И действительно, никогда, даже дома, не выпускал нагайки из рук.
Взятку он любил, но никогда не подбирался к ней, как тать в нощи*, не сочинял предварительных проектов насчет ее обретения, не каверзничал, а брал с маху. И притом брал исключительно с имущих, а неимущих только сек. Сечение представляло, в его глазах, прерогативу; взятка была лишь уступкой мамоне*, делаемой нередко даже в ущерб прерогативе. Поэтому он и взятку старался облечь в форму грабежа. Нужно денег — летит на гуртовщика, потом летит на лесопромышленника, потом на содержателя крупчатной мельницы, и всегда берет без дела, без повода, здорово-живешь. Нет нужды в деньгах — оставляет толстосумов в покое, а неимущих продолжает сечь. Иногда он выказывал даже замечательное бескорыстие и делал в назначенных к получению кушах значительные и ничем не мотивируемые сбавки. Но это допускалось лишь в тех случаях, когда пациенты льстили его самолюбию, то есть говорили ему в глаза, что он лихой, что он в одном своем кулаке держит целый уезд, и что не будь его — им пришлось бы тошно. Толстосумы знали эту слабую струну исправника и пользовались ею.

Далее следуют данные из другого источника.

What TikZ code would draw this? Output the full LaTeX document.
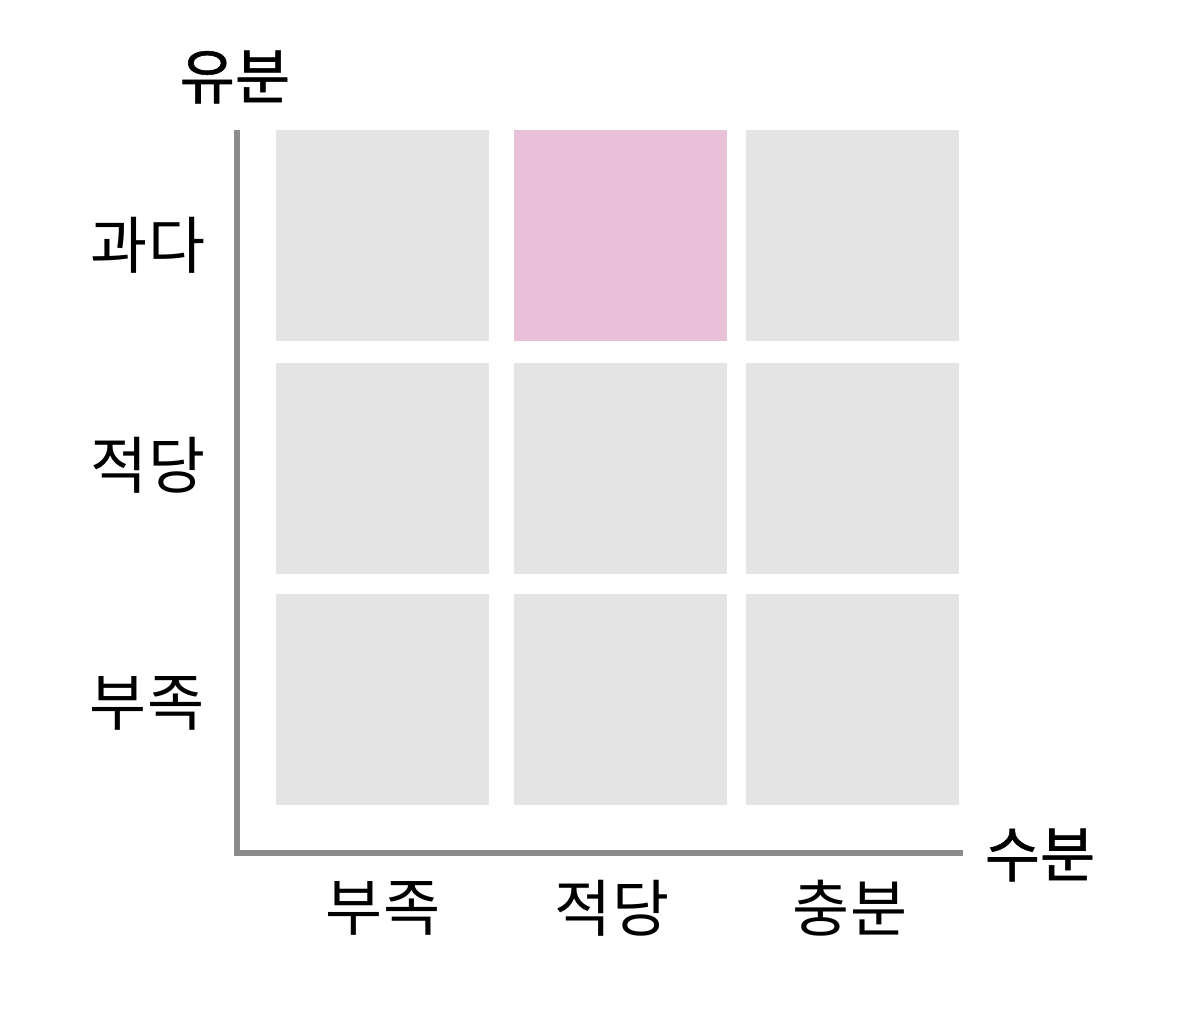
\documentclass[tikz,border=0pt]{standalone}
\usepackage{fontspec}
\setmainfont{Noto Sans CJK KR}
\newfontfamily\krtitle[FakeBold=1.0]{Noto Sans CJK KR}
\definecolor{cellgray}{HTML}{E4E4E4}
\definecolor{cellpink}{HTML}{E8C1D9}
\definecolor{axisgray}{HTML}{8C8C8C}
\tikzset{
  cell/.style={fill=cellgray, draw=none},
  hot/.style={fill=cellpink, draw=none},
  axisline/.style={draw=axisgray, line width=6pt},
  lab/.style={font=\fontsize{62}{68}\selectfont, inner sep=0pt},
  ttl/.style={font=\krtitle\fontsize{60}{66}\selectfont, inner sep=0pt}
}
\begin{document}
\begin{tikzpicture}[x=1pt,y=-1pt]
\useasboundingbox (0,0) rectangle (1200,1020);
% cells
\path[cell] (276,130) rectangle (489,341);
\path[hot]  (514,130) rectangle (727,341);
\path[cell] (746,130) rectangle (959,341);
\path[cell] (276,363) rectangle (489,574);
\path[cell] (514,363) rectangle (727,574);
\path[cell] (746,363) rectangle (959,574);
\path[cell] (276,594) rectangle (489,805);
\path[cell] (514,594) rectangle (727,805);
\path[cell] (746,594) rectangle (959,805);
% axes
\coordinate (top) at (237,130);
\coordinate (origin) at (237,852.5);
\coordinate (right) at (963,852.5);
\draw[axisline] (top) -- (origin) -- (right);
% titles
\node[ttl] (ytitle) at (235,77) {유분};
\node[ttl] (xtitle) at (1040,855) {수분};
% row labels
\node[lab] (r1) at (148,245) {과다};
\node[lab] (r2) at (148,465) {적당};
\node[lab] (r3) at (147,703) {부족};
% column labels
\node[lab] (c1) at (383,908) {부족};
\node[lab] (c2) at (612,908) {적당};
\node[lab] (c3) at (850,908) {충분};
\end{tikzpicture}
\end{document}
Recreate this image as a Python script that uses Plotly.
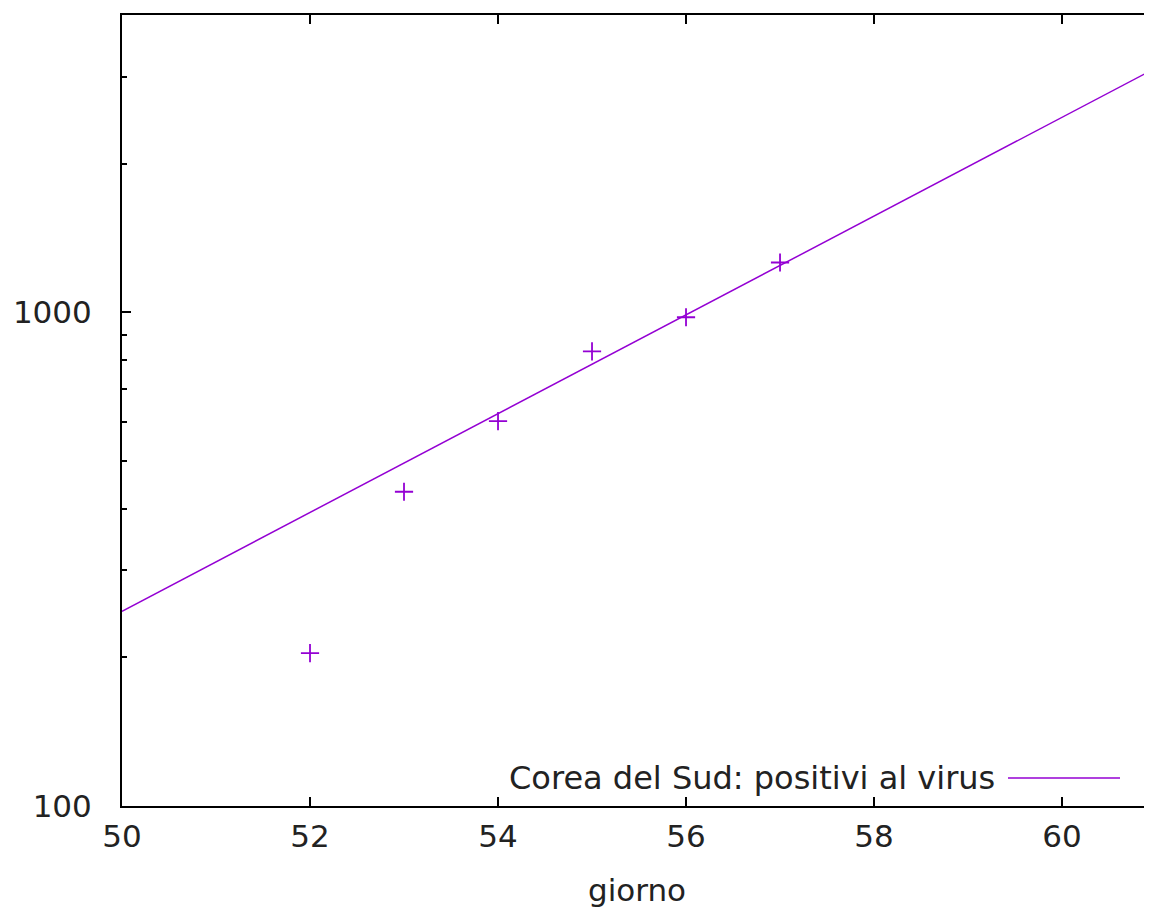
import plotly.graph_objects as go

# data
giorni = [52, 53, 54, 55, 56, 57]
positivi = [204, 433, 602, 833, 977, 1261]
fit_x = [50, 55, 61]
fit_y = [248, 784, 3125]
x_ticks = [50, 52, 54, 56, 58, 60]
y_major = [100, 1000]
y_minor = [200, 300, 400, 500, 600, 700, 800, 900, 2000, 3000, 4000]

COL = "#9400D3"
FONT = "DejaVu Sans"
TXT = "#222222"

fig = go.Figure()
fig.add_trace(go.Scatter(x=fit_x, y=fit_y, mode="lines",
                         line=dict(color=COL, width=1.5), showlegend=False,
                         hoverinfo="skip"))
fig.add_trace(go.Scatter(x=giorni, y=positivi, mode="markers",
                         marker=dict(symbol="cross-thin", size=13,
                                     line=dict(color=COL, width=1.8)),
                         showlegend=False))

fig.update_layout(
    width=1144, height=905,
    margin=dict(l=114, r=0, t=7, b=107),
    paper_bgcolor="white", plot_bgcolor="white",
    font=dict(family=FONT, size=31, color=TXT),
    showlegend=False,
)
fig.update_xaxes(range=[50, 60.957], tickvals=x_ticks,
                 ticktext=[str(v) for v in x_ticks],
                 ticks="inside", ticklen=9, tickwidth=1.5, tickcolor="black",
                 showline=True, linecolor="black", linewidth=2,
                 mirror="ticks", showgrid=False, zeroline=False,
                 ticklabelstandoff=2,
                 title=dict(text="giorno", standoff=26,
                            font=dict(family=FONT, size=31, color=TXT)))
fig.update_yaxes(type="log", range=[2, 3.602], tickvals=y_major,
                 ticktext=["100", "1000"],
                 ticks="inside", ticklen=9, tickwidth=1.5, tickcolor="black",
                 showline=True, linecolor="black", linewidth=2,
                 mirror=False, showgrid=False, zeroline=False,
                 ticklabelstandoff=22,
                 minor=dict(tickmode="array", tickvals=y_minor, ticks="inside",
                            ticklen=5, tickwidth=1.5, tickcolor="black",
                            showgrid=False))

fig.add_annotation(xref="paper", yref="paper", x=(997 - 122) / 1030,
                   y=(806 - 778) / 791, xanchor="right", yanchor="middle",
                   text="Corea del Sud: positivi al virus", showarrow=False,
                   font=dict(family=FONT, size=32, color=TXT))
fig.add_shape(type="line", xref="paper", yref="paper",
              x0=(1008 - 122) / 1030, x1=(1120 - 122) / 1030,
              y0=(806 - 778) / 791, y1=(806 - 778) / 791,
              line=dict(color=COL, width=1.5))

fig.write_html("out.html")
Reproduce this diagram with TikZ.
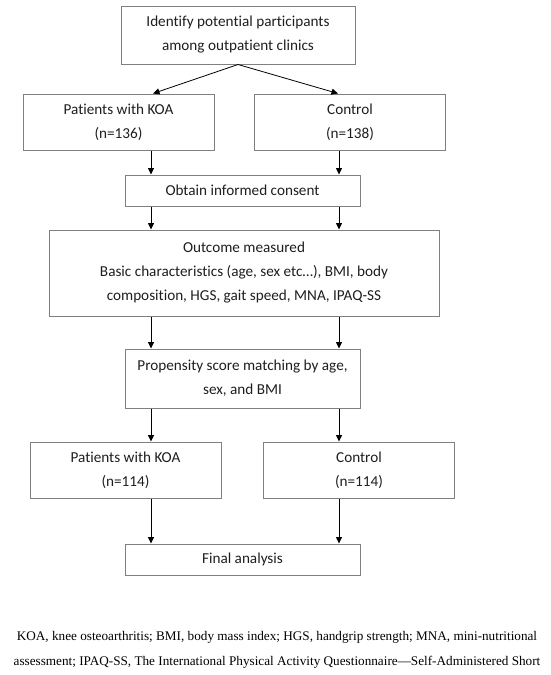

— А я, сударь, был намеднись в Латышове, — говорит, например, промышленник, на которого наложена сторублевая дань, — ну, и подивился-таки!
— А что?
— Шелковые стали, с тех пор как ручки-то вашей отведали!
— То-то; вас не подтяни, вы все разбойниками будете!
— Что говорить! по нашем брате палка плачет — это верно!
— Ну, черт с тобой, давай пятидесятную… живо!
Благодаря этому обстоятельству у него никогда не было лишних денег, да и те, которые были, он любил пропить, прогулять и вообще рассорить более или менее непроизводительным образом.
— Я, — говорил он, — не то, что́ другие; я с народа беру, да в народ же и пущаю.